Mehr Umsatz pro Kopf
Die digitalen Tools bedeuten einen Quantensprung in der Beratung, zumal sie den persönlichen Kontakt nicht ersetzen, sondern ergänzen. Durch die digitale Bedarfsanalyse werde einerseits die Transparenz gegenüber den Kunden erhöht, sagt Daniel Steiner, Generalagent und Finanz- und Vorsorgeexperte von Swiss Life. Andererseits stärkt das Tool die Beratung: «Die Feedbacks aus dem Aussendienst sind bislang positiv».
«Die Umsätze pro Kopf sind durch den Einsatz von ‘myAdvice’ in der ersten Phase bei Swiss Life Select gerade bei Neueinsteigern deutlich gestiegen», zieht auch Geschäftsleitungsmitglied Andreas Fischer ein positives Zwischenfazit. Dass für diesen kulturellen Wandel gerade bei erfahrenen Beraterinnen und Beratern eine gewisse Überzeugungsarbeit notwendig war, verhehlt Daniel Steiner nicht. «Natürlich ist die digitale Beratung am Anfang nicht überall auf Begeisterung gestossen. Deshalb war es wichtig, die Mitarbeitenden in einem solchen Change-Prozess eng zu begleiten», betont er. In mehrtägigen Workshops wurden sie für den Einsatz der Tools geschult. Dabei war es wichtig, nicht nur die Kundenvorteile des hybriden Vertriebsmodells aufzuzeigen.

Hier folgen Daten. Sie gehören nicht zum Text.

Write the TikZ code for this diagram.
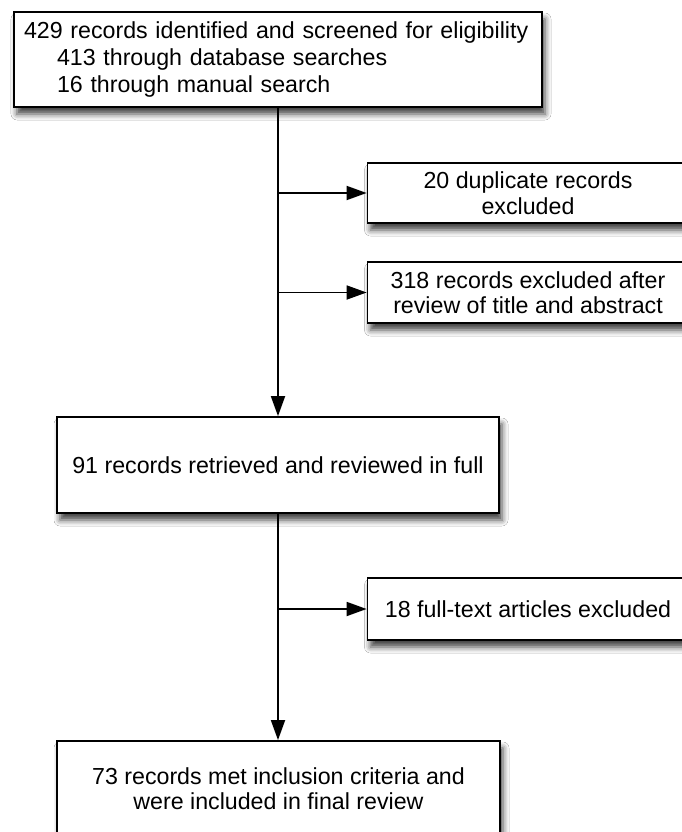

Weniger administrativer Aufwand
Ein weiteres überzeugendes Argument war, dass der administrative Aufwand deutlich sinkt, denn alle erfassten Kundeninformationen sind im digitalen Beratungsarbeitsplatz «MyCockpit» zentral hinterlegt und jederzeit abrufbar, aufwändige manuelle Eingaben entfallen. Das bedeutet somit mehr Zeit für die Interaktion mit den Kunden. «Wir haben mit den digitalen Tools einen grossen Schritt nach vorne gemacht, es gibt im Markt nichts Vergleichbares», zeigt sich Geschäftsleitungsmitglied Andreas Fischer selbstbewusst.
Auftrieb gegeben hat ihm dabei sicherlich auch der renommierte «iFDesign Award» in der Kategorie «User Interface», den Swiss Life im vergangenen Jahr von einer internationalen Jury verliehen bekam. Das Tool «myAdvice» hat dabei das Rennen unter 11'000 Eingaben aus 56 Ländern gemacht. Attraktivität und Nutzen gehen bei der digitalen Transformation also Hand in Hand.